Bitingly funny play re-imagines the clandestine meeting between the 'Gang of Four' in January 1981

18 March, 2017 — By Sipora Levy

Roger Allam and Nathalie Armin in Limehouse. PHOTO: JACK SLAIN

THOUGH we live in challenging times, it is also a golden age for political satire. Sales of Private Eye are rising, and James Graham’s play This House, about The Labour party in the 1970s, recently ended a successful West End revival.

Hot on its heels comes Steve Waters’ Limehouse, an entertaining and sharp-edged play about the circumstances that resulted in the birth of the SDP in 1981. This was yet another time when there was a split in the Labour party, and a stubborn left-wing leader was leading them to probable political oblivion. Obviously there are parallels to be drawn with the present day.

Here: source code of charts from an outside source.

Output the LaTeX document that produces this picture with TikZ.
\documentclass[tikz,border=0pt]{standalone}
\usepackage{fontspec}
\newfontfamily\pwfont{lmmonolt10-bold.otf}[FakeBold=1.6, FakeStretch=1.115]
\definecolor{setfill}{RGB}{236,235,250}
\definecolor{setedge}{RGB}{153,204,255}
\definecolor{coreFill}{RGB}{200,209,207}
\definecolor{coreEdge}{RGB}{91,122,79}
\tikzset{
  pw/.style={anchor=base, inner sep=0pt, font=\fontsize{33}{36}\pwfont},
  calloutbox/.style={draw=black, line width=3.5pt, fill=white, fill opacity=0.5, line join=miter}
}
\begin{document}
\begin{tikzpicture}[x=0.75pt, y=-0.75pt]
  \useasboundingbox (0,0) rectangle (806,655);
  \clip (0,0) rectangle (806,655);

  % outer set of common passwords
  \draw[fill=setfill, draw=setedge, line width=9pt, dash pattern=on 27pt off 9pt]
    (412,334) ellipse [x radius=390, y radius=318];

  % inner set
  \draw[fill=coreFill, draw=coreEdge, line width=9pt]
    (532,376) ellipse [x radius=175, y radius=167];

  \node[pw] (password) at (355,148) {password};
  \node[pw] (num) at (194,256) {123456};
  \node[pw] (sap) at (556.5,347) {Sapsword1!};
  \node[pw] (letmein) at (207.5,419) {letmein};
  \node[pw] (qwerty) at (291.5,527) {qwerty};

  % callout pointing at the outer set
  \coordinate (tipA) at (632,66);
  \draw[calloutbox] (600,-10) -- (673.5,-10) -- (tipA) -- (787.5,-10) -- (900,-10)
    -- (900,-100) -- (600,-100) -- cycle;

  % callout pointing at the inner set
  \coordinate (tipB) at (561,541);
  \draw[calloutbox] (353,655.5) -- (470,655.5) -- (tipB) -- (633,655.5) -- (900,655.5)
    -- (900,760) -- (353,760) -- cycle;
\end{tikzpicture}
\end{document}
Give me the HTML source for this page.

Waters has re-imagined the clandestine meeting in January 1981 between the Gang of Four – David Owen, Roy Jenkins, Shirley Williams and Bill Rodgers –  over brunch and bottles of Chateau Lafite, in Owen’s Limehouse home. The situation is ripe for farce and Waters doesn’t disappoint. Roger Allam is a wonderful Roy Jenkins, pompous and sardonic; Debra Gillett is suitably wide-eyed and forthright as Williams, and Paul Chahidi imbues Rodgers with a warm sincerity. My only quibble was with Tom Goodman-Hill as Owen. He manages to capture his anger and passion, but sounds and looks more like David Cameron.

Jenkins and Owen are keen to make a break, while Williams and Rodgers are riddled with doubt. Oddly in Limehouse, they both capitulate rather swiftly, which doesn’t quite ring true.

Nathalie Armin plays Owen’s wife, Debbie, by this account a pivotal figure in keeping the quartet on track, with her literary editor’s persuasive charm.

Limehouse is a bitingly funny play that shows up the vanity, foibles and power struggle of the Gang of Four, but also raises questions about loyalty, betrayal and what makes a political party.